--- Start of Materials provided ---
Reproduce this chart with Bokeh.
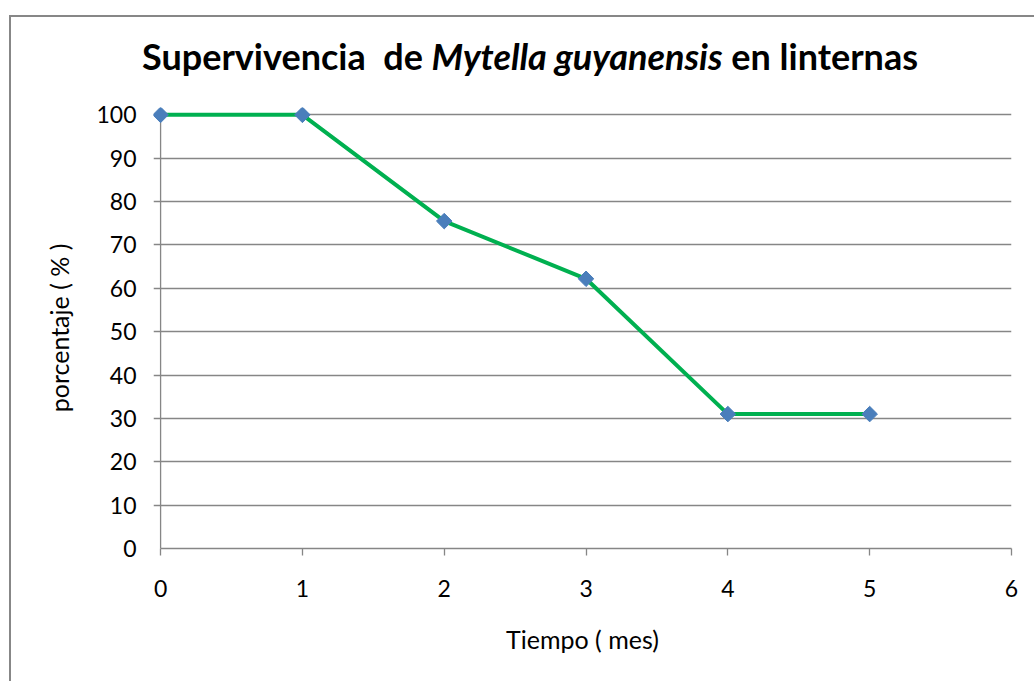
import numpy as np
from bokeh.plotting import figure
from bokeh.models import Range1d, FixedTicker, ColumnDataSource, Div
from bokeh.layouts import column
from bokeh.embed import file_html
from bokeh.resources import INLINE

# data
meses = [0, 1, 2, 3, 4, 5]
porcentaje = [100, 100, 75.5, 62.2, 31, 31]
x_ticks = [0, 1, 2, 3, 4, 5, 6]
y_ticks = [0, 10, 20, 30, 40, 50, 60, 70, 80, 90, 100]
titulo_1 = "Supervivencia&nbsp; de "
titulo_especie = "Mytella guyanensis"
titulo_2 = " en linternas"
x_label = "Tiempo ( mes)"
y_label = "porcentaje ( % )"

FONT = "Lato"
GRAY = "#868686"

title_div = Div(
    text=(f'<div style="margin-left:126px; padding-top:13px; text-align:left; '
          f'font-family:{FONT}; font-size:36px; font-weight:bold; line-height:1.2; '
          f'color:black; white-space:nowrap">{titulo_1}<i>{titulo_especie}</i>{titulo_2}</div>'),
    width=1013, height=70)

p = figure(width=1013, height=584, output_backend="svg", toolbar_location=None,
           x_range=Range1d(-0.05, 6), y_range=Range1d(0, 101.7),
           min_border_left=142, min_border_top=10, min_border_right=13, min_border_bottom=133)
p.outline_line_color = None
p.background_fill_color = "white"
p.border_fill_color = "white"

# grid
p.xgrid.visible = False
p.ygrid.ticker = FixedTicker(ticks=y_ticks)
p.ygrid.grid_line_color = GRAY
p.ygrid.grid_line_width = 1.3

# x axis
xa = p.xaxis[0]
xa.ticker = FixedTicker(ticks=x_ticks)
xa.bounds = (0, 6)
xa.axis_line_color = GRAY
xa.axis_line_width = 1.3
xa.major_tick_line_color = GRAY
xa.major_tick_line_width = 1.3
xa.major_tick_out = 7
xa.major_tick_in = 0
xa.minor_tick_line_color = None
xa.major_label_text_font = FONT
xa.major_label_text_font_size = "23px"
xa.major_label_text_color = "black"
xa.major_label_standoff = 24
xa.axis_label = x_label
xa.axis_label_text_font = FONT
xa.axis_label_text_font_size = "25px"
xa.axis_label_text_font_style = "normal"
xa.axis_label_text_color = "black"
xa.axis_label_standoff = 24

# y axis (labels at frame left; axis line drawn at x = 0)
ya = p.yaxis[0]
ya.ticker = FixedTicker(ticks=y_ticks)
ya.axis_line_color = None
ya.major_tick_line_color = None
ya.minor_tick_line_color = None
ya.major_label_text_font = FONT
ya.major_label_text_font_size = "23px"
ya.major_label_text_color = "black"
ya.major_label_standoff = 11
ya.axis_label = y_label
ya.axis_label_text_font = FONT
ya.axis_label_text_font_size = "25px"
ya.axis_label_text_font_style = "normal"
ya.axis_label_text_color = "black"
ya.axis_label_standoff = 19

p.segment(x0=[x_ticks[0]], y0=[y_ticks[0]], x1=[x_ticks[0]], y1=[y_ticks[-1]],
          line_color=GRAY, line_width=1.3)

src = ColumnDataSource(dict(x=meses, y=porcentaje))
p.line("x", "y", source=src, line_color="#00b050", line_width=4)
p.scatter("x", "y", source=src, marker="square", size=11, angle=np.pi / 4,
          fill_color="#4a7ebb", line_color="#4a7ebb")

layout = column(title_div, p, spacing=0,
                styles={"margin-left": "9px", "margin-top": "15px",
                        "border-top": "2px solid #878787", "border-left": "2px solid #878787"})

open("out.html", "w").write(file_html(layout, INLINE))
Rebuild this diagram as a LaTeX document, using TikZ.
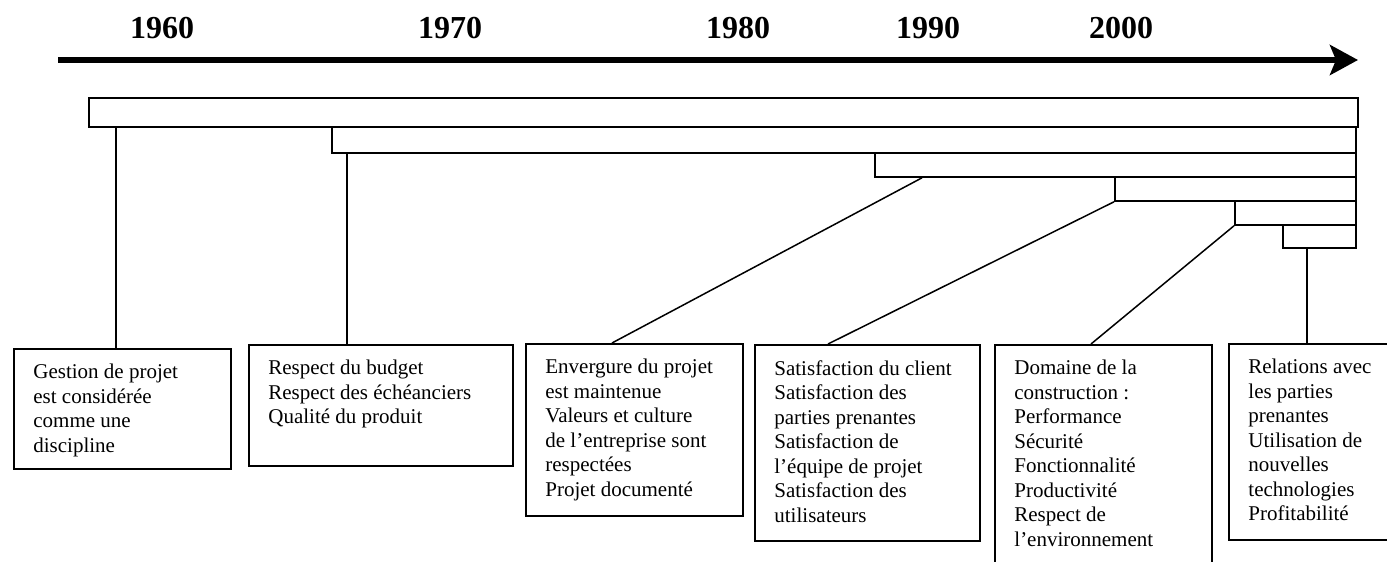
\documentclass[tikz,border=0pt]{standalone}
\usepackage{fontspec}
\setmainfont{Liberation Serif}
\usepackage{tikz}
\usetikzlibrary{arrows.meta}

\begin{document}
\begin{tikzpicture}[x=1pt, y=-1pt]
		\useasboundingbox (0,0) rectangle (693.5,281);
		\clip (0,0) rectangle (693.5,281);
		\begin{scope}[every node/.style = {font=\fontsize{16}{18}\selectfont\bfseries}]
			\node (y1960) at (81,14) {1960};
			\node (y1970) at (225,14) {1970};
			\node (y1980) at (369,14) {1980};
			\node (y1990) at (464,14) {1990};
			\node (y2000) at (560.5,14) {2000};
		\end{scope}
		\coordinate (tstart) at (29,30);
		\coordinate (tend) at (679,30);
		\draw[line width=3pt, -{Stealth[length=14pt, width=15pt, inset=3pt]}] (tstart) -- (tend);
		\begin{scope}[every node/.style = {draw, line width=0.9pt, anchor=north west, inner sep=0pt}]
			\node[minimum width=634.5pt, minimum height=14.5pt] (bar1) at (44,48.5) {};
			\node[minimum width=512pt, minimum height=13pt] (bar2) at (165.5,63) {};
			\node[minimum width=240.5pt, minimum height=12pt] (bar3) at (437,76) {};
			\node[minimum width=120.5pt, minimum height=12pt] (bar4) at (557,88) {};
			\node[minimum width=60.5pt, minimum height=12pt] (bar5) at (617,100) {};
			\node[minimum width=36.5pt, minimum height=11.5pt] (bar6) at (641,112) {};
		\end{scope}
		\begin{scope}[every node/.style = {draw, line width=1pt, anchor=north west, inner sep=0pt}]
			\node[minimum width=108.5pt, minimum height=60pt] (box1) at (6.5,174) {};
			\node[minimum width=132pt, minimum height=60.5pt] (box2) at (124,172) {};
			\node[minimum width=108.5pt, minimum height=86pt] (box3) at (262.5,171.5) {};
			\node[minimum width=112.5pt, minimum height=98pt] (box4) at (377,172) {};
			\node[minimum width=108.5pt, minimum height=130pt] (box5) at (497,172) {};
			\node[minimum width=100pt, minimum height=98pt] (box6) at (614,171.5) {};
		\end{scope}
		\begin{scope}[every node/.style = {anchor=north west, inner sep=0pt, align=left, font=\fontsize{10.5}{12.25}\selectfont}]
			\node (txt1) at ([xshift=10pt, yshift=-8pt]box1.north west) {Gestion de projet\\est considérée\\comme une\\discipline};
			\node (txt2) at ([xshift=10pt, yshift=-8pt]box2.north west) {Respect du budget\\Respect des échéanciers\\Qualité du produit};
			\node (txt3) at ([xshift=10pt, yshift=-8pt]box3.north west) {Envergure du projet\\est maintenue\\Valeurs et culture\\de l’entreprise sont\\respectées\\Projet documenté};
			\node (txt4) at ([xshift=10pt, yshift=-8pt]box4.north west) {Satisfaction du client\\Satisfaction des\\parties prenantes\\Satisfaction de\\l’équipe de projet\\Satisfaction des\\utilisateurs};
			\node (txt5) at ([xshift=10pt, yshift=-8pt]box5.north west) {Domaine de la\\construction :\\Performance\\Sécurité\\Fonctionnalité\\Productivité\\Respect de\\l’environnement};
			\node (txt6) at ([xshift=10pt, yshift=-8pt]box6.north west) {Relations avec\\les parties\\prenantes\\Utilisation de\\nouvelles\\technologies\\Profitabilité};
		\end{scope}
		\begin{scope}[line width=0.75pt]
			\draw ([xshift=-3.25pt]box1.north |- bar1.south) -- ([xshift=-3.25pt]box1.north);
			\draw ([xshift=-17pt]box2.north |- bar2.south) -- ([xshift=-17pt]box2.north);
			\draw ([xshift=24pt]bar3.south west) -- ([xshift=-11.25pt]box3.north);
			\draw (bar4.south west) -- ([xshift=-19.75pt]box4.north);
			\draw (bar5.south west) -- ([xshift=-6.25pt]box5.north);
			\draw ([xshift=-11pt]box6.north |- bar6.south) -- ([xshift=-11pt]box6.north);
		\end{scope}
	\end{tikzpicture}
\end{document}
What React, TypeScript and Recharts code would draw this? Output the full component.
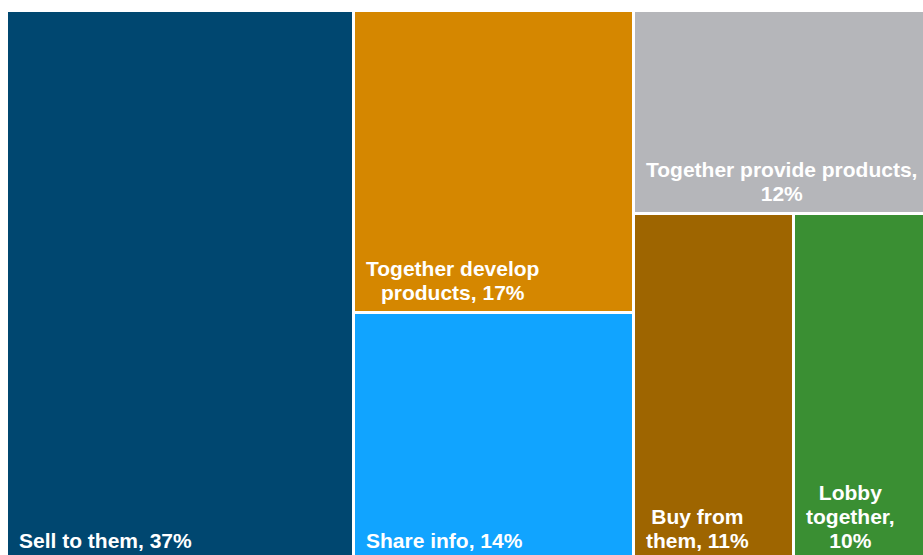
import React from "react";
import { Treemap } from "recharts";

// categories and shares (tile areas; labels show rounded %)
const categories = [
  "Sell to them",
  "Together develop products",
  "Share info",
  "Together provide products",
  "Buy from them",
  "Lobby together",
];
const shares = [37.4, 16.6, 13.6, 11.9, 10.9, 9.5];
const colors = ["#004770", "#D58700", "#11A4FF", "#B5B6BA", "#9E6500", "#3A8F33"];

const data = categories.map((name, i) => ({ name, value: shares[i] }));

const FONT_SIZE = 21;
const LINE_H = 24;
const FONT = `bold ${FONT_SIZE}px "Liberation Sans", Arial, sans-serif`;

let ctx: CanvasRenderingContext2D | null = null;
const textWidth = (s: string) => {
  if (!ctx) ctx = document.createElement("canvas").getContext("2d");
  if (!ctx) return s.length * FONT_SIZE * 0.55;
  ctx.font = FONT;
  return ctx.measureText(s).width;
};

// simple word wrap
const wrap = (text: string, maxW: number) => {
  const words = text.split(" ");
  const lines: string[] = [];
  let cur = "";
  words.forEach((w) => {
    const test = cur ? cur + " " + w : w;
    if (cur && textWidth(test) > maxW) {
      lines.push(cur);
      cur = w;
    } else {
      cur = test;
    }
  });
  if (cur) lines.push(cur);
  return lines;
};

const Tile = (props: any) => {
  const { x, y, width, height, depth, name, value } = props;
  if (depth !== 1) return <g />;
  const idx = categories.indexOf(name);
  const label = `${name}, ${Math.round(value)}%`;
  const lines = wrap(label, width - 20);
  const blockW = Math.max(...lines.map(textWidth));
  const cx = x + 13 + blockW / 2;
  const lastBase = y + height - 12;
  return (
    <g>
      <rect
        x={x + 2}
        y={y + 2}
        width={width - 3}
        height={height - 3}
        fill={colors[idx]}
      />
      {lines.map((ln, i) => (
        <text
          key={i}
          x={cx}
          y={lastBase - (lines.length - 1 - i) * LINE_H}
          textAnchor="middle"
          fill="#FFFFFF"
          fontFamily='"Liberation Sans", Arial, sans-serif'
          fontWeight="bold"
          fontSize={FONT_SIZE}
        >
          {ln}
        </text>
      ))}
    </g>
  );
};

export default function App() {
  return (
    <div
      style={{
        position: "fixed",
        left: 0,
        top: 0,
        width: 923,
        height: 555,
        overflow: "hidden",
        background: "#fff",
      }}
    >
      <div style={{ position: "absolute", left: 6, top: 10 }}>
        <Treemap
          width={926}
          height={550}
          data={data}
          dataKey="value"
          nameKey="name"
          aspectRatio={1.3}
          stroke="none"
          isAnimationActive={false}
          content={<Tile />}
        />
      </div>
    </div>
  );
}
--- End of Materials provided ---
Instructions for the task
Only lines with the word "React" should be collected from the material.

Full response
What React, TypeScript and Recharts code would draw this? Output the full component.
import React from "react";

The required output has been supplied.